The First Principle of the Performance Event:
When people get together, something happens.
When people get together with music, something remarkable happens. This something remarkable has an emergent quality. The Creation continues being created.
The Second Principle of the Performance Event:
In a performance, things come together, mysteriously, and go better than we might anticipate or deserve.
It took me several years of engaging with this principle before I appreciated how much the performance itself wishes to become, to move from potentiality in an eternal moment to actuality within the timestream.
The Third Principle of the Performance Event:
Each performance is unique.
We have never been here before, nor will we be in this moment again. How we collectively engage determines the event.
A performance may take on a life, character and spirit of its own.
The Fourth Principle of the Performance Event:
Any one performance is a multiplicity of performances.
Each of us has our own experience. So, this performance event is as many performances as there are participants. If our experience has an intensity, governed by the quality of our free attention, it remains with us. So, we may return to our experience, perhaps even in ten- or twenty-years’ time, and interrogate that experience. Which may give us answers to questions of which we are presently unaware.
The Fifth Principle of the Performance Event:
The possible is possible.
The possible is possible, because it has to be. In practical terms, an event is governed by contingency: personal and impersonal, inside and outside, subject to the overall conditions of time, place, person and circumstance.
The transformational aspect of performance is governed by the degree to which we are able to be present, and to be who we are. We participate in the performance to the extent that we are able to be who we are. It is possible to be who we are. So, the possible is possible.

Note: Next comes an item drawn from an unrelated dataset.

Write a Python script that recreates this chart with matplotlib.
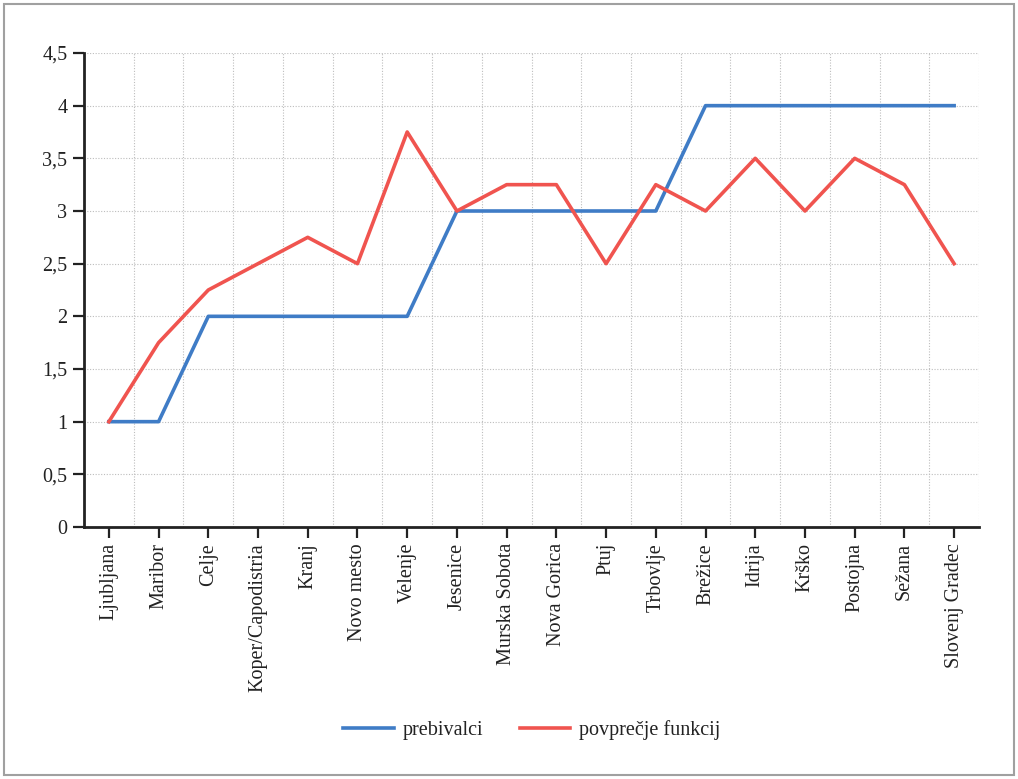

We begin with the possible and move gradually towards the impossible.
The Sixth Principle of the Performance Event:
The impossible is possible.
This is the principle I love the most. The possible is not enough, although I am increasingly respectful of simple competence. Engaging the impossible is to call on what is highest in us. So . . .
We begin with the impossible and move gradually towards the possible.
Of the Six Principles of the Performance Event there is a Seventh Principle. The Seventh Principle resides within Silence, so of the Seventh Principle little is spoken. Were I to offer a few words, perhaps . . .
May we trust the inexpressible benevolence of the Creative Impulse.
Alternatively, the simple proposition. . . When I am, here, now so is God. Whatever the God of our understanding.
And now, may we return the Seventh Principle to Silence.